Modern civilization is indivisibly connected to technology that is run by electric energy. The introduction of Nickel based batteries (e.g., nickel-metal hydride, Ni-MH) and later the breakthrough of Lithium-Ion batteries (Li-Ion) in the late 90s by Sony gave rise to portable devices like smartphones and laptops. As a result of the technological improvements of our globalized world, the demand for portable energy storages has increased significantly over the last decades. However, with a finite lifespan of these portable energy storage systems, a large number of spent batteries will consequently enter the waste stream and need to be handled. Due to limited resource availability, geopolitical tensions, and poor working conditions in some parts of the world, the recycling of spent batteries is becoming increasingly important.[1] Within the hydrometallurgical recycling route, liquid-liquid extraction (more commonly known as solvent extraction (SX)) offers a promising method to recover critical metals (e.g, Li, Co, Ni, Mn, Cu) due to its high selectivity, high efficiency, and low energy consumption. While conventional aromatic diluents are widely used in solvent extraction due to their favorable polarity and phase behavior, many of them, such as Solvesso 150, exhibit significant drawbacks, including toxicity and poor biodegradability. In terms of workplace safety, the associated exposure risks and fire risks due to the high volatility of many aromatic diluents can be considered a significant issue for the environment as well as for workplace safety. Besides aromatic diluents, many aliphatic compounds also present similar problems. Although HVO100 is already used as a green and sustainable alternative for classic aliphatic diluents in solvent extraction, the need for more sustainable aromatic compounds still remains.[2, 3]
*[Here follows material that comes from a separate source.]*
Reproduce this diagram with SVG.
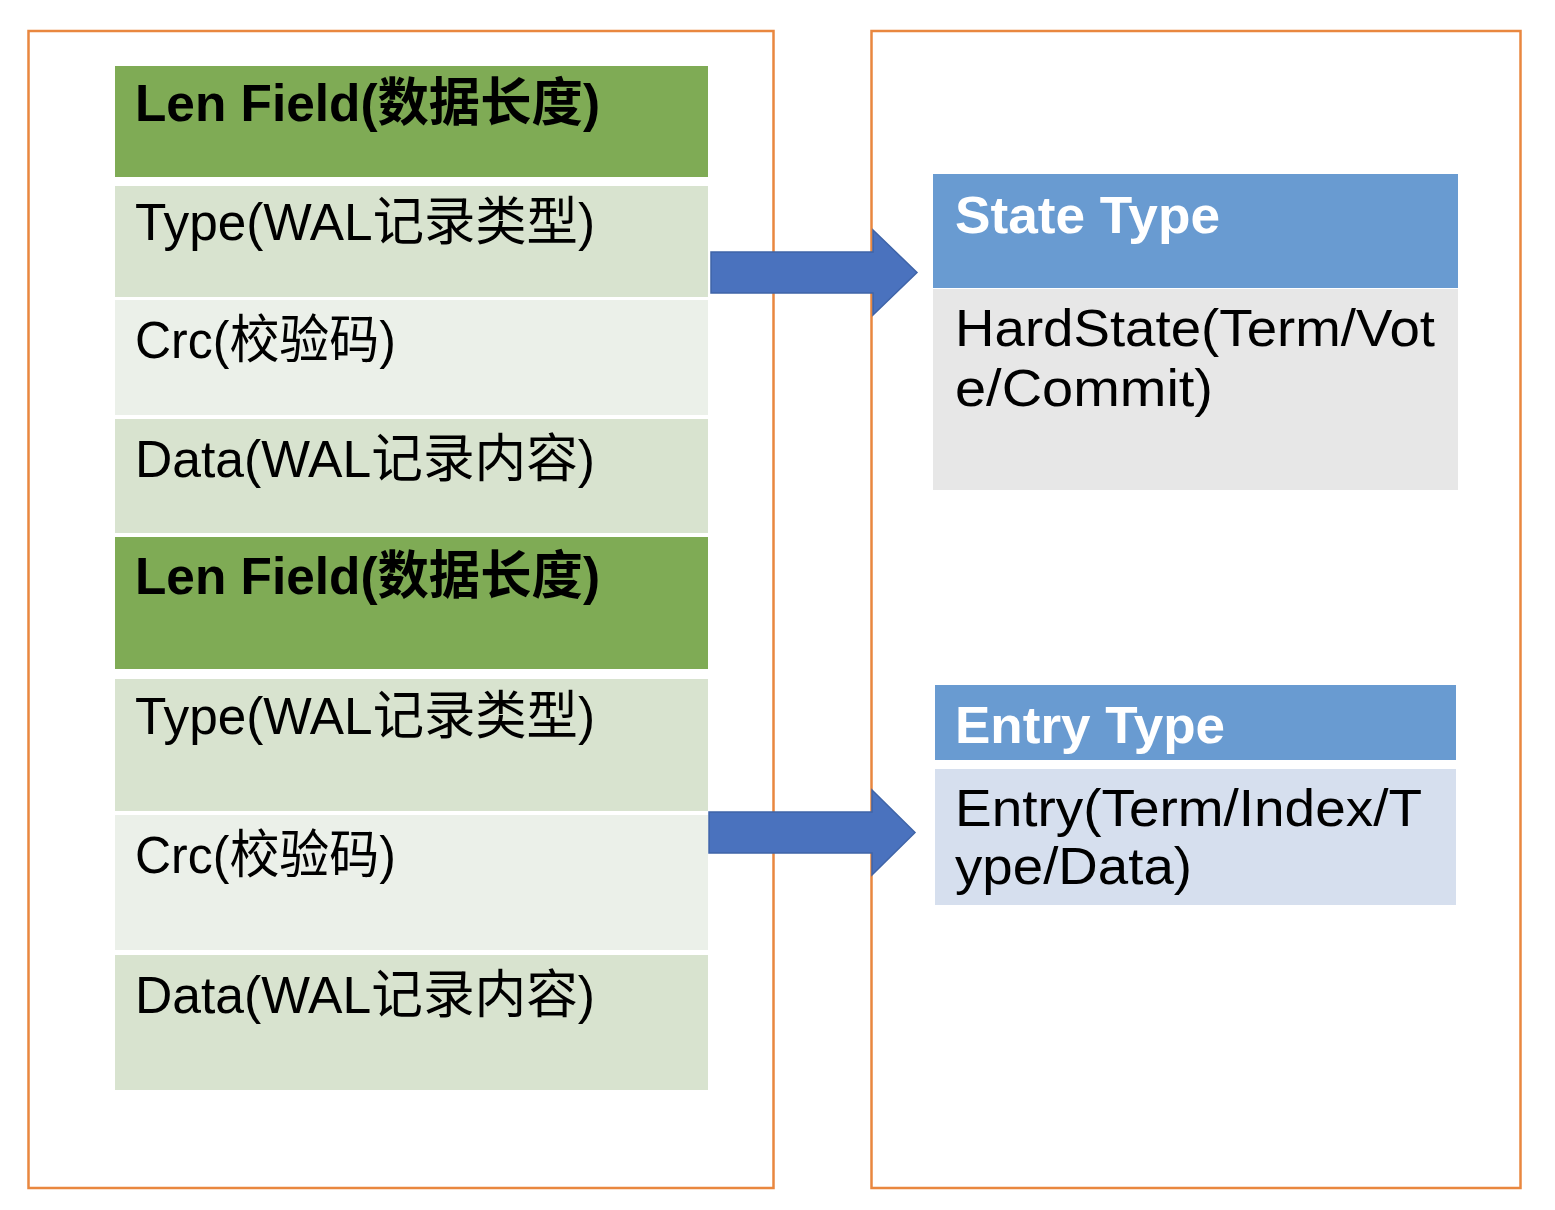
<svg xmlns="http://www.w3.org/2000/svg" width="1555" height="1210" viewBox="0 0 1555 1210">
<style>
.frame{fill:none;stroke:#E9873F;stroke-width:2.5}
.len{fill:#7FAB55}
.lg{fill:#D8E3CF}
.xl{fill:#EBF0E9}
.hdr{fill:#699BD1}
.t{font-family:"Liberation Sans","Noto Sans CJK SC",sans-serif;font-size:52px;fill:#000}
.b{font-weight:bold}
.w{fill:#fff}
.arrow{fill:#4A72BE;stroke:#3F64A8;stroke-width:1.5}
</style>
<rect width="1555" height="1210" fill="#fff"/>
<g id="frames">
<rect class="frame" x="28.5" y="31" width="745" height="1157"/>
<rect class="frame" x="871.5" y="31" width="649" height="1157"/>
</g>
<g id="len1"><rect class="len" x="115" y="66" width="593" height="111"/><text class="t b" x="135" y="121" textLength="465" lengthAdjust="spacingAndGlyphs">Len Field(数据长度)</text></g>
<g id="type1"><rect class="lg" x="115" y="186" width="593" height="111"/><text class="t" x="135" y="240" textLength="460" lengthAdjust="spacingAndGlyphs">Type(WAL记录类型)</text></g>
<g id="crc1"><rect class="xl" x="115" y="300" width="593" height="115"/><text class="t" x="135" y="358" textLength="261" lengthAdjust="spacingAndGlyphs">Crc(校验码)</text></g>
<g id="data1"><rect class="lg" x="115" y="419" width="593" height="114"/><text class="t" x="135" y="477" textLength="460" lengthAdjust="spacingAndGlyphs">Data(WAL记录内容)</text></g>
<g id="len2"><rect class="len" x="115" y="537" width="593" height="132"/><text class="t b" x="135" y="594" textLength="465" lengthAdjust="spacingAndGlyphs">Len Field(数据长度)</text></g>
<g id="type2"><rect class="lg" x="115" y="679" width="593" height="132"/><text class="t" x="135" y="734" textLength="460" lengthAdjust="spacingAndGlyphs">Type(WAL记录类型)</text></g>
<g id="crc2"><rect class="xl" x="115" y="815" width="593" height="135"/><text class="t" x="135" y="873" textLength="261" lengthAdjust="spacingAndGlyphs">Crc(校验码)</text></g>
<g id="data2"><rect class="lg" x="115" y="955" width="593" height="135"/><text class="t" x="135" y="1013" textLength="460" lengthAdjust="spacingAndGlyphs">Data(WAL记录内容)</text></g>
<g id="state">
<rect class="hdr" x="933" y="174" width="525" height="114"/>
<text class="t b w" x="955" y="233" textLength="265" lengthAdjust="spacingAndGlyphs">State Type</text>
<rect fill="#E7E7E7" x="933" y="289" width="525" height="201"/>
<text class="t" x="955" y="346" textLength="480" lengthAdjust="spacingAndGlyphs">HardState(Term/Vot</text>
<text class="t" x="955" y="406" textLength="258" lengthAdjust="spacingAndGlyphs">e/Commit)</text>
</g>
<g id="entry">
<rect class="hdr" x="935" y="685" width="521" height="75"/>
<text class="t b w" x="955" y="743" textLength="270" lengthAdjust="spacingAndGlyphs">Entry Type</text>
<rect fill="#D6DFEE" x="935" y="769" width="521" height="136"/>
<text class="t" x="955" y="826" textLength="467" lengthAdjust="spacingAndGlyphs">Entry(Term/Index/T</text>
<text class="t" x="955" y="884" textLength="237" lengthAdjust="spacingAndGlyphs">ype/Data)</text>
</g>
<g id="connectors">
<path class="arrow" d="M711,252 H873 V230 L917,272.5 L873,315 V293 H711 Z"/>
<path class="arrow" d="M709,812 H872 V790 L915,832.5 L872,875 V853 H709 Z"/>
</g>
</svg>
In our research approach, we investigated the two compounds 1,4-di-tert.-pentylbenzene and 1-methyl-4-(tert.-pentyl)benzene as suitable and sustainable improved diluent alternatives and elucidate their properties and application in solvent extraction processes. The experimental design included well-known extractants like the acidic extractants Cyanex 272 (bis(2,4,4-trimethylpentyl)phosphinic acid), DEHPA (di-(2-ethylhexyl)phosphoric acid), as well as the quaternary ammonium salt extractant Aliquat 336, and a new sustainable diketone extractant. The compounds 1,4-di-tert.-pentylbenzene and 1-methyl-4-(tert.-pentyl)benzene were compared against the common diluents tert.-butylbenzene (TBB), Ethylbenzene, Solvesso 150 ND as well as the aliphatic green diluent HVO100. An artificial aqueous solution containing typical battery metals such as aluminum (Al), iron (Fe), cobalt (Co), nickel (Ni), copper (Cu), zinc (Zn), cadmium (Cd), lithium (Li), and manganese (Mn) was used as the aqueous feed. The organic phases were composed as a 30% (v/v) compositions of extractant in diluent. The experiments were performed using a 1:1 ratio of organic to aqueous phase through a variety of different experimental conditions. Using Inductively coupled plasma-optical emission spectroscopy as the analytical method, distribution values (D) and separation factors (α) were calculated and compared. Initial results indicate that the new compounds are comparable to those already in use and have the potential to substitute more harmful aromatic compounds as diluents in the solvent extraction process.[4, 5]
Currently ongoing is our approach to evaluate the potential for industrial application. We intend to repeat the experiments using real industrial waste from end-of-life Ni-MH batteries. Moreover, we will investigate, measure, and provide additional important physical data, such as dielectric constant (εr), density (ρ), solubility of water in diluent and solubility of diluent in water, as well as viscosity (η), which are either missing or not yet reported in the literature for these compounds.